我拿着碘伏不知所措,周屿焕说了句抱歉,就拉着我的手往回走,我回头:“真的很深啊,你不怕发炎吗?”
我撩起裤脚给她看我的脚踝,“小时候我被一个叔叔骑摩托车撞了,脚踝受伤,因为处理不及时,留下了永久性的疤痕,这是我身上唯一的疤。”
她把我手里的碘伏给洒了。
难闻的气味立刻冒了出来,周屿焕把我推开,去拿拖把,把地打扫干净后,温锁又躺了下去。
我小声跟周屿焕说:“会留疤的。”
他因她这暴脾气而有些火,“别管她。
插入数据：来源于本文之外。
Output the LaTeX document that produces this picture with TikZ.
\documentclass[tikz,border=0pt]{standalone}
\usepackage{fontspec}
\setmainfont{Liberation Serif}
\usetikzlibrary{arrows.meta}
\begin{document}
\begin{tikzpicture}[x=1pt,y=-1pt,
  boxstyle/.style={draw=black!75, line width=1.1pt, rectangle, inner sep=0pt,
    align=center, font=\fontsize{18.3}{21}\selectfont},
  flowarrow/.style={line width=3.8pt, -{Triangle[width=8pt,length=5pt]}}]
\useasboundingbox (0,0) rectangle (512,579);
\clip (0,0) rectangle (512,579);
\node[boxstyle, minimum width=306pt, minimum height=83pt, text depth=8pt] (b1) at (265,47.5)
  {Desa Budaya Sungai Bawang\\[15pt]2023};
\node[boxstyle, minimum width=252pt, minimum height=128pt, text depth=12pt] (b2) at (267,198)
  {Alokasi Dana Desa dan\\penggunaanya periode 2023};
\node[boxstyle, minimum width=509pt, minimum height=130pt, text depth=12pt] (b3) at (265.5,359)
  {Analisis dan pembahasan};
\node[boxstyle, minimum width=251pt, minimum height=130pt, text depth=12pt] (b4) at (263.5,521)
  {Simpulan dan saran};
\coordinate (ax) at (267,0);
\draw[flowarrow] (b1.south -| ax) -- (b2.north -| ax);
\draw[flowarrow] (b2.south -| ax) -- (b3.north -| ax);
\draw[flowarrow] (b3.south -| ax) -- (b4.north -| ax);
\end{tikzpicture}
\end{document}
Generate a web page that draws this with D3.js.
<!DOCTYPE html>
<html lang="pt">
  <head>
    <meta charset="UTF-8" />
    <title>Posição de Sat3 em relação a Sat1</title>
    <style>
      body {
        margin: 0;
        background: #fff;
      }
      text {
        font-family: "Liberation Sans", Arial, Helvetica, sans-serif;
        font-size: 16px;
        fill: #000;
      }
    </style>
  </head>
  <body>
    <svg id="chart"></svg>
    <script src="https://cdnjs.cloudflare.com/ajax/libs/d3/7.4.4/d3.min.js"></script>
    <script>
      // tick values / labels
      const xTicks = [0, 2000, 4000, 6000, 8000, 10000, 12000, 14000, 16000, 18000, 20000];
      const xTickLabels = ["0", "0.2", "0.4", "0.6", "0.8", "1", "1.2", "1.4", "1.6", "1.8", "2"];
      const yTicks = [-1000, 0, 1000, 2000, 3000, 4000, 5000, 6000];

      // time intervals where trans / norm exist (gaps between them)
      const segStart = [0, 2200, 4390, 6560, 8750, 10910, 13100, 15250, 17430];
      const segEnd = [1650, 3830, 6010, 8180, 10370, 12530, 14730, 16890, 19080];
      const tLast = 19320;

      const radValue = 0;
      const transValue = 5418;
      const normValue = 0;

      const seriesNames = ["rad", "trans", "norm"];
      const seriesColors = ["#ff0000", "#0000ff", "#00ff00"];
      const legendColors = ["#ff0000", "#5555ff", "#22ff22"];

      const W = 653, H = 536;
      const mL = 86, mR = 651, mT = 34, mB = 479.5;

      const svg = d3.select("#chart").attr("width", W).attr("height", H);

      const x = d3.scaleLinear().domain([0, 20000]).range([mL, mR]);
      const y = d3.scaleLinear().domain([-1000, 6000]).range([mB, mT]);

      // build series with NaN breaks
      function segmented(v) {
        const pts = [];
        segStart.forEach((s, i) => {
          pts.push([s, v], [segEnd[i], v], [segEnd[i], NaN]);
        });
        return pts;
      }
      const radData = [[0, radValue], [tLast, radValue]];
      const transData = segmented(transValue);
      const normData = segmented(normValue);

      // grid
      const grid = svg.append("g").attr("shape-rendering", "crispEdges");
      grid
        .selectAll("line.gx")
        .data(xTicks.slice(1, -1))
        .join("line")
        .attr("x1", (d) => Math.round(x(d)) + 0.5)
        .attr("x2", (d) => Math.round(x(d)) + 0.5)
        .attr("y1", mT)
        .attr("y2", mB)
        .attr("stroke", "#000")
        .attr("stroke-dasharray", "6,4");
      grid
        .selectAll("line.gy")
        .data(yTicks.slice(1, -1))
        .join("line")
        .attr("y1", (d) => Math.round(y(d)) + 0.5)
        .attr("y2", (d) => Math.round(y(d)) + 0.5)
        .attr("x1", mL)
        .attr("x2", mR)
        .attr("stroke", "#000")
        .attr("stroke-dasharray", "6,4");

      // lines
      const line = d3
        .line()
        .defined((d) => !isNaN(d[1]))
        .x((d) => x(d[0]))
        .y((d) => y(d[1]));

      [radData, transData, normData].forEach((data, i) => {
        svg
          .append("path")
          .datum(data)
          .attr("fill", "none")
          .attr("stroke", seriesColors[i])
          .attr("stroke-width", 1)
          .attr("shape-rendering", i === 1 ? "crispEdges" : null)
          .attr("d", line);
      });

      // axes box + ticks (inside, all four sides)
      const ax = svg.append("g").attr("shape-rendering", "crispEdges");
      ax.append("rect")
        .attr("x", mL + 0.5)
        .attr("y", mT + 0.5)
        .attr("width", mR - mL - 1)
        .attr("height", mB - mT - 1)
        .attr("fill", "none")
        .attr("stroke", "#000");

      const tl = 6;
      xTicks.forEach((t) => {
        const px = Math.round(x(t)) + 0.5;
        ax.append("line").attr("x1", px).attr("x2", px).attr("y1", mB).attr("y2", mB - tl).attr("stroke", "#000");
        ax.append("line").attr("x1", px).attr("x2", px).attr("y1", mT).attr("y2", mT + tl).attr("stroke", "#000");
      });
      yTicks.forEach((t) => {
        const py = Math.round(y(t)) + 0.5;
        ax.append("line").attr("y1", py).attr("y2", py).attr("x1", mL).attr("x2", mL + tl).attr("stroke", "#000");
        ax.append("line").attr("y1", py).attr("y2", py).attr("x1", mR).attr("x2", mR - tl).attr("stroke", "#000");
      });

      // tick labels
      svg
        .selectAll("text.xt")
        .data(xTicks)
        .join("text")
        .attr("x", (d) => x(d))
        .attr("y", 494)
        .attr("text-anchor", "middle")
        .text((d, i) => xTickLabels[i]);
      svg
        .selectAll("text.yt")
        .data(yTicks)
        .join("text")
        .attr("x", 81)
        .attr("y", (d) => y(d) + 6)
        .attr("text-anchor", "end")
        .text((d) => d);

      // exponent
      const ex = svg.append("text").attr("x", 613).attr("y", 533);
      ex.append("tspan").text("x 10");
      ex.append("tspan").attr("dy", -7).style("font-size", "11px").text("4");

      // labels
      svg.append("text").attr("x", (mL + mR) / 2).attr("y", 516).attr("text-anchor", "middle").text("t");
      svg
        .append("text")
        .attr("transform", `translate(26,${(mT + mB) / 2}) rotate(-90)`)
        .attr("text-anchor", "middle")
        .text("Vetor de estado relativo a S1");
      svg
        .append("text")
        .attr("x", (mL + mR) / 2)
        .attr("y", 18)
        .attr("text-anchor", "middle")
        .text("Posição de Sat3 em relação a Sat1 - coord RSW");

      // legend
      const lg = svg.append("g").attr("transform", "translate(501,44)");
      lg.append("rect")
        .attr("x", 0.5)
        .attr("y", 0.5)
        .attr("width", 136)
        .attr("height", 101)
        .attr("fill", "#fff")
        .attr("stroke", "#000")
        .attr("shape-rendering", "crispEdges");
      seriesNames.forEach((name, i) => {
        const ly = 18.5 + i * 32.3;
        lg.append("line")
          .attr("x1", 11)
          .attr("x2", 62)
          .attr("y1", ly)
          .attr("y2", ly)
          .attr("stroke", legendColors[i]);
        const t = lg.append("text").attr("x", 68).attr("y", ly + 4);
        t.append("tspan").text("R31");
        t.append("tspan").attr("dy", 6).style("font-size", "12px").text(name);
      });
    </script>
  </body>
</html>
”
病房里又恢复了平静,半夜两点,我还没睡着,周屿焕被渴醒,他说晚上的饭太咸了,我说柜子上有水。
他几口就把杯子里的水喝完,这时外面有查房的脚步声,楼道里的感应灯亮了起来,连带着病房里的摆设也清晰不少。
我看见温锁睁开了眼,才恍然大悟,“你喝错了。”
周屿焕皱眉,“谁的?”
“她的。”
于是那个晚上,我看见周屿焕跟温锁之间,有了第一次的眼神对视。
第3章 温锁
我喜欢躲衣柜里,小时候我爸妈吵架,拿到什么扔什么,我被砸伤过,一只陶瓷碗,把我额头砸出了血,我哭,喊他们停,没人理我。我喊破了嗓子,也叫不动他们,于是我站在斗柜上,沿着他们吵架的方向倒,砸在他们之间。
我醒来后已经在医院,所以我并不知道他们有没有因我而停。
那以后,我就喜欢上了衣柜,窄小,封闭,昏暗无光,再锋利的武器也伤不了我。
此刻,我腿麻了,但我不敢出去。
如果躺在外面床上的那个男人叫朱令顾江述小胖甚至随便一个人,我都敢立刻推开门活动腿脚。